I feel like if people didn’t think all of these complex things about sex and women and respect, there’d be fewer rapes(because then it wouldn’t be such a ‘tool’ to ‘attack’ a woman) and that womenkind in general would have fewer “daddy issues”.

damn nice
I couldn’t agree more, as a woman having many people equate ‘goodness’ and a ‘self-respecting woman’ with chastity is really getting quite old and annoyingly hypocritical considering the fact that all the men around us are encouraged to (and often looked upon strangely) when they don’t have any sexual conquests by a certain age. And ofcourse our generation hasn’t helped things with terms like ‘player’ and ‘slut’ which in themselves just completely reinforce all those archaic ideas about men and women and sex and respect that one would HOPE would be fading away!
But I can’t entirely agree about your statement about rape – the trauma associated with rape mostly IS to do with the actual physical act. I mean I’m sure that society’s great ideas about sex and respect don’t help the rape victim feel any better, but you can’t really make the actual physical act of rape seem less significant than it is because any form of violence can really shake you up but when it’s sexual violence its a whole other story and maybe the physical act doesn’t physically hurt the woman a lot – although this sadly isn’t true in many cases – but it really screws you up and it’s got nothing to do with what you think ‘everyone else will think’ but just more to do with the fact that you were completely violated and felt so helpless and stupid during the act.
But what you say is also true because in many cases women who are raped end up BLAMING themselves for the rape because they think they flirted or dressed a certain way and ended up seducing the damn rapist.
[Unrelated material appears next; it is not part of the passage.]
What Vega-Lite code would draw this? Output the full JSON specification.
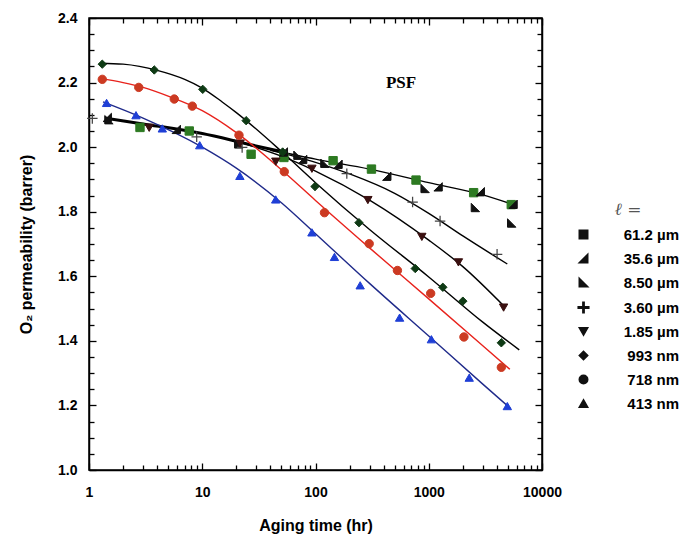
{
  "$schema": "https://vega.github.io/schema/vega-lite/v6.json",
  "width": 453,
  "height": 452,
  "autosize": {"type": "none"},
  "padding": {"left": 89, "top": 18, "right": 139, "bottom": 67},
  "background": "white",
  "config": {"view": {"stroke": "black", "strokeWidth": 1.5}, "font": "Liberation Sans"},
  "datasets": {
    "points": [
      {"s": "61.2 µm", "t": 2.82, "p": 2.061}, {"s": "61.2 µm", "t": 7.68, "p": 2.05}, {"s": "61.2 µm", "t": 27, "p": 1.978}, {"s": "61.2 µm", "t": 52.6, "p": 1.968}, {"s": "61.2 µm", "t": 143, "p": 1.958}, {"s": "61.2 µm", "t": 312, "p": 1.932}, {"s": "61.2 µm", "t": 772, "p": 1.898}, {"s": "61.2 µm", "t": 2491, "p": 1.859}, {"s": "61.2 µm", "t": 5355, "p": 1.822},
      {"s": "35.6 µm", "t": 1.45, "p": 2.092}, {"s": "35.6 µm", "t": 5.9, "p": 2.055}, {"s": "35.6 µm", "t": 52, "p": 1.985}, {"s": "35.6 µm", "t": 77, "p": 1.962}, {"s": "35.6 µm", "t": 158, "p": 1.947}, {"s": "35.6 µm", "t": 426, "p": 1.91}, {"s": "35.6 µm", "t": 1209, "p": 1.877}, {"s": "35.6 µm", "t": 2850, "p": 1.862}, {"s": "35.6 µm", "t": 5550, "p": 1.823},
      {"s": "8.50 µm", "t": 1.5, "p": 2.085}, {"s": "8.50 µm", "t": 21, "p": 2.01}, {"s": "8.50 µm", "t": 70, "p": 1.975}, {"s": "8.50 µm", "t": 121, "p": 1.95}, {"s": "8.50 µm", "t": 929, "p": 1.872}, {"s": "8.50 µm", "t": 2582, "p": 1.813}, {"s": "8.50 µm", "t": 5400, "p": 1.765},
      {"s": "3.60 µm", "t": 1.07, "p": 2.089}, {"s": "3.60 µm", "t": 8.93, "p": 2.032}, {"s": "3.60 µm", "t": 22.5, "p": 1.999}, {"s": "3.60 µm", "t": 189, "p": 1.918}, {"s": "3.60 µm", "t": 720, "p": 1.83}, {"s": "3.60 µm", "t": 1259, "p": 1.771}, {"s": "3.60 µm", "t": 4012, "p": 1.668},
      {"s": "1.85 µm", "t": 3.4, "p": 2.06}, {"s": "1.85 µm", "t": 21.6, "p": 2.011}, {"s": "1.85 µm", "t": 44.6, "p": 1.955}, {"s": "1.85 µm", "t": 93, "p": 1.933}, {"s": "1.85 µm", "t": 290, "p": 1.836}, {"s": "1.85 µm", "t": 869, "p": 1.722}, {"s": "1.85 µm", "t": 1829, "p": 1.643}, {"s": "1.85 µm", "t": 4580, "p": 1.503},
      {"s": "993 nm", "t": 1.31, "p": 2.257}, {"s": "993 nm", "t": 3.77, "p": 2.239}, {"s": "993 nm", "t": 10.1, "p": 2.179}, {"s": "993 nm", "t": 24.4, "p": 2.082}, {"s": "993 nm", "t": 51.3, "p": 1.985}, {"s": "993 nm", "t": 99, "p": 1.878}, {"s": "993 nm", "t": 242, "p": 1.766}, {"s": "993 nm", "t": 760, "p": 1.624}, {"s": "993 nm", "t": 1331, "p": 1.566}, {"s": "993 nm", "t": 2000, "p": 1.523}, {"s": "993 nm", "t": 4375, "p": 1.394},
      {"s": "718 nm", "t": 1.31, "p": 2.21}, {"s": "718 nm", "t": 2.75, "p": 2.185}, {"s": "718 nm", "t": 5.66, "p": 2.149}, {"s": "718 nm", "t": 8.17, "p": 2.127}, {"s": "718 nm", "t": 21.1, "p": 2.037}, {"s": "718 nm", "t": 53, "p": 1.924}, {"s": "718 nm", "t": 120, "p": 1.797}, {"s": "718 nm", "t": 298, "p": 1.701}, {"s": "718 nm", "t": 529, "p": 1.618}, {"s": "718 nm", "t": 1040, "p": 1.547}, {"s": "718 nm", "t": 2045, "p": 1.412}, {"s": "718 nm", "t": 4375, "p": 1.318},
      {"s": "413 nm", "t": 1.43, "p": 2.137}, {"s": "413 nm", "t": 2.6, "p": 2.099}, {"s": "413 nm", "t": 4.44, "p": 2.058}, {"s": "413 nm", "t": 9.5, "p": 2.006}, {"s": "413 nm", "t": 21.5, "p": 1.911}, {"s": "413 nm", "t": 44.5, "p": 1.838}, {"s": "413 nm", "t": 93, "p": 1.736}, {"s": "413 nm", "t": 147, "p": 1.66}, {"s": "413 nm", "t": 248, "p": 1.572}, {"s": "413 nm", "t": 553, "p": 1.472}, {"s": "413 nm", "t": 1055, "p": 1.405}, {"s": "413 nm", "t": 2277, "p": 1.286}, {"s": "413 nm", "t": 4940, "p": 1.198}
    ],
    "thick": [
      {"t": 1.39, "p": 2.09}, {"t": 3, "p": 2.072}, {"t": 10, "p": 2.042}, {"t": 25, "p": 2.01}, {"t": 52, "p": 1.985}
    ],
    "curves": [
      {"c": "top", "t": 40, "p": 1.992}, {"c": "top", "t": 100, "p": 1.963}, {"c": "top", "t": 300, "p": 1.932}, {"c": "top", "t": 1000, "p": 1.89}, {"c": "top", "t": 3000, "p": 1.852}, {"c": "top", "t": 5800, "p": 1.82},
      {"c": "plus", "t": 40, "p": 1.99}, {"c": "plus", "t": 100, "p": 1.953}, {"c": "plus", "t": 200, "p": 1.917}, {"c": "plus", "t": 500, "p": 1.857}, {"c": "plus", "t": 1000, "p": 1.795}, {"c": "plus", "t": 2000, "p": 1.725}, {"c": "plus", "t": 4940, "p": 1.638},
      {"c": "down", "t": 25, "p": 2.008}, {"c": "down", "t": 50, "p": 1.972}, {"c": "down", "t": 100, "p": 1.926}, {"c": "down", "t": 300, "p": 1.836}, {"c": "down", "t": 1000, "p": 1.712}, {"c": "down", "t": 2000, "p": 1.63}, {"c": "down", "t": 4700, "p": 1.505},
      {"c": "diamond", "t": 1.25, "p": 2.26}, {"c": "diamond", "t": 2, "p": 2.257}, {"c": "diamond", "t": 4, "p": 2.238}, {"c": "diamond", "t": 7, "p": 2.21}, {"c": "diamond", "t": 10, "p": 2.183}, {"c": "diamond", "t": 15, "p": 2.14}, {"c": "diamond", "t": 20, "p": 2.107}, {"c": "diamond", "t": 50, "p": 1.987}, {"c": "diamond", "t": 100, "p": 1.89}, {"c": "diamond", "t": 300, "p": 1.745}, {"c": "diamond", "t": 1000, "p": 1.598}, {"c": "diamond", "t": 3000, "p": 1.458}, {"c": "diamond", "t": 6300, "p": 1.372},
      {"c": "red", "t": 1.25, "p": 2.213}, {"c": "red", "t": 2, "p": 2.2}, {"c": "red", "t": 3, "p": 2.185}, {"c": "red", "t": 5, "p": 2.158}, {"c": "red", "t": 10, "p": 2.113}, {"c": "red", "t": 20, "p": 2.045}, {"c": "red", "t": 50, "p": 1.93}, {"c": "red", "t": 100, "p": 1.835}, {"c": "red", "t": 300, "p": 1.688}, {"c": "red", "t": 1000, "p": 1.53}, {"c": "red", "t": 3000, "p": 1.385}, {"c": "red", "t": 5200, "p": 1.312},
      {"c": "blue", "t": 1.33, "p": 2.14}, {"c": "blue", "t": 3, "p": 2.09}, {"c": "blue", "t": 10, "p": 2.0}, {"c": "blue", "t": 20, "p": 1.935}, {"c": "blue", "t": 50, "p": 1.828}, {"c": "blue", "t": 100, "p": 1.732}, {"c": "blue", "t": 300, "p": 1.578}, {"c": "blue", "t": 1000, "p": 1.415}, {"c": "blue", "t": 3000, "p": 1.266}, {"c": "blue", "t": 5300, "p": 1.19}
    ],
    "labels": [{"t": 569, "p": 2.2, "txt": "PSF"}]
  },
  "resolve": {"axis": {"x": "independent", "y": "independent"}},
  "layer": [
    {
      "data": {"name": "thick"},
      "mark": {"type": "line", "interpolate": "monotone", "color": "black", "strokeWidth": 3, "clip": true},
      "encoding": {
        "x": {"field": "t", "type": "quantitative", "scale": {"type": "log", "domain": [1, 10000]},
          "axis": {"orient": "bottom", "values": [1,2,3,4,5,6,7,8,9,10,20,30,40,50,60,70,80,90,100,200,300,400,500,600,700,800,900,1000,2000,3000,4000,5000,6000,7000,8000,9000,10000],
            "format": "d", "labelExpr": "indexof([1,10,100,1000,10000], datum.value) >= 0 ? datum.label : ''",
            "tickSize": {"condition": {"test": "indexof([1,10,100,1000,10000], datum.value) >= 0", "value": -7}, "value": -5},
            "tickColor": "black", "tickWidth": 1.3, "domainColor": "black", "domainWidth": 1.5, "grid": false,
            "labelFont": "Liberation Sans", "labelFontWeight": "bold", "labelFontSize": 14, "labelColor": "black", "labelPadding": 22, "labelFlush": false, "labelOverlap": false,
            "title": "Aging time (hr)", "titleFont": "Liberation Sans", "titleFontSize": 16, "titleFontWeight": "bold", "titleColor": "black", "titlePadding": 16}},
        "y": {"field": "p", "type": "quantitative", "scale": {"domain": [1.0, 2.4], "zero": false, "nice": false},
          "axis": {"orient": "left", "values": [1.0,1.05,1.1,1.15,1.2,1.25,1.3,1.35,1.4,1.45,1.5,1.55,1.6,1.65,1.7,1.75,1.8,1.85,1.9,1.95,2.0,2.05,2.1,2.15,2.2,2.25,2.3,2.35,2.4],
            "format": ".1f", "labelExpr": "abs(datum.value*5 - round(datum.value*5)) < 0.001 ? datum.label : ''",
            "tickSize": {"condition": {"test": "abs(datum.value*5 - round(datum.value*5)) < 0.001", "value": -7}, "value": -5},
            "tickColor": "black", "tickWidth": 1.3, "domainColor": "black", "domainWidth": 1.5, "grid": false,
            "labelFont": "Liberation Sans", "labelFontWeight": "bold", "labelFontSize": 14, "labelColor": "black", "labelPadding": 19, "labelFlush": false, "labelOverlap": false,
            "title": "O₂ permeability (barrer)", "titleFont": "Liberation Sans", "titleFontSize": 16, "titleFontWeight": "bold", "titleColor": "black", "titlePadding": 23}}
      }
    },
    {
      "data": {"name": "curves"},
      "mark": {"type": "line", "interpolate": "monotone", "strokeWidth": 1.4, "clip": true},
      "encoding": {
        "x": {"field": "t", "type": "quantitative",
          "axis": {"orient": "top", "values": [1,2,3,4,5,6,7,8,9,10,20,30,40,50,60,70,80,90,100,200,300,400,500,600,700,800,900,1000,2000,3000,4000,5000,6000,7000,8000,9000,10000],
            "labels": false, "title": null, "grid": false,
            "tickSize": {"condition": {"test": "indexof([1,10,100,1000,10000], datum.value) >= 0", "value": -7}, "value": -5},
            "tickColor": "black", "tickWidth": 1.3, "domainColor": "black", "domainWidth": 1.5}},
        "y": {"field": "p", "type": "quantitative",
          "axis": {"orient": "right", "values": [1.0,1.05,1.1,1.15,1.2,1.25,1.3,1.35,1.4,1.45,1.5,1.55,1.6,1.65,1.7,1.75,1.8,1.85,1.9,1.95,2.0,2.05,2.1,2.15,2.2,2.25,2.3,2.35,2.4],
            "labels": false, "title": null, "grid": false,
            "tickSize": {"condition": {"test": "abs(datum.value*5 - round(datum.value*5)) < 0.001", "value": -7}, "value": -5},
            "tickColor": "black", "tickWidth": 1.3, "domainColor": "black", "domainWidth": 1.5}},
        "detail": {"field": "c", "type": "nominal"},
        "color": {"field": "c", "type": "nominal", "legend": null,
          "scale": {"domain": ["top", "plus", "down", "diamond", "red", "blue"], "range": ["black", "black", "black", "black", "#e8221c", "#1f2a8a"]}}
      }
    },
    {
      "data": {"name": "points"},
      "mark": {"type": "point", "filled": true, "size": 70, "strokeWidth": 1, "opacity": 1},
      "encoding": {
        "x": {"field": "t", "type": "quantitative", "axis": null},
        "y": {"field": "p", "type": "quantitative", "axis": null},
        "shape": {"field": "s", "type": "nominal",
          "scale": {"domain": ["61.2 µm", "35.6 µm", "8.50 µm", "3.60 µm", "1.85 µm", "993 nm", "718 nm", "413 nm"],
            "range": ["square", "M1,-1L1,1L-1,1Z", "M-1,-1L-1,1L1,1Z", "M-1.25,-0.15L-0.15,-0.15L-0.15,-1.25L0.15,-1.25L0.15,-0.15L1.25,-0.15L1.25,0.15L0.15,0.15L0.15,1.25L-0.15,1.25L-0.15,0.15L-1.25,0.15Z", "triangle-down", "diamond", "circle", "triangle-up"]},
          "legend": {"orient": "none", "legendX": 487, "legendY": 184, "title": "ℓ =", "titleFont": "DejaVu Serif", "titleFontStyle": "italic", "titleFontWeight": "normal", "titleFontSize": 17, "titleColor": "#555555", "titlePadding": 8, "titleAnchor": "middle",
            "labelFont": "Liberation Sans", "labelFontWeight": "bold", "labelFontSize": 15, "labelColor": "black", "labelAlign": "right", "labelOffset": 88, "labelLimit": 200,
            "symbolFillColor": "black", "symbolSize": 72, "symbolOpacity": 1, "rowPadding": 8}},
        "fill": {"condition": [
            {"test": "datum.s === '61.2 µm'", "value": "#2d7a22"},
            {"test": "datum.s === '3.60 µm'", "value": "#444444"},
            {"test": "datum.s === '1.85 µm'", "value": "#3a1010"},
            {"test": "datum.s === '993 nm'", "value": "#0e3a14"},
            {"test": "datum.s === '718 nm'", "value": "#cc3a22"},
            {"test": "datum.s === '413 nm'", "value": "#1f3fd6"}], "value": "#111111"},
        "stroke": {"condition": [
            {"test": "datum.s === '61.2 µm'", "value": "#2d7a22"},
            {"test": "datum.s === '3.60 µm'", "value": "transparent"},
            {"test": "datum.s === '1.85 µm'", "value": "#3a1010"},
            {"test": "datum.s === '993 nm'", "value": "#0e3a14"},
            {"test": "datum.s === '718 nm'", "value": "#cc3a22"},
            {"test": "datum.s === '413 nm'", "value": "#1f3fd6"}], "value": "#111111"}
      }
    },
    {
      "data": {"name": "labels"},
      "mark": {"type": "text", "font": "Liberation Serif", "fontWeight": "bold", "fontSize": 17, "color": "black", "baseline": "middle", "align": "center"},
      "encoding": {
        "x": {"field": "t", "type": "quantitative", "axis": null},
        "y": {"field": "p", "type": "quantitative", "axis": null},
        "text": {"field": "txt", "type": "nominal"}
      }
    }
  ]
}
It’s all about having power and even about being a sadistic moron or just not getting any and thinking its okay to violate a woman like that. Rape has been going on for centuries, at one point when a man raped a woman it wasn’t an insult or anything against that woman, but was against the man who ‘owned’ her (her father, husband etc.). And well, we haven’t come too far from that and that really is a scary thought.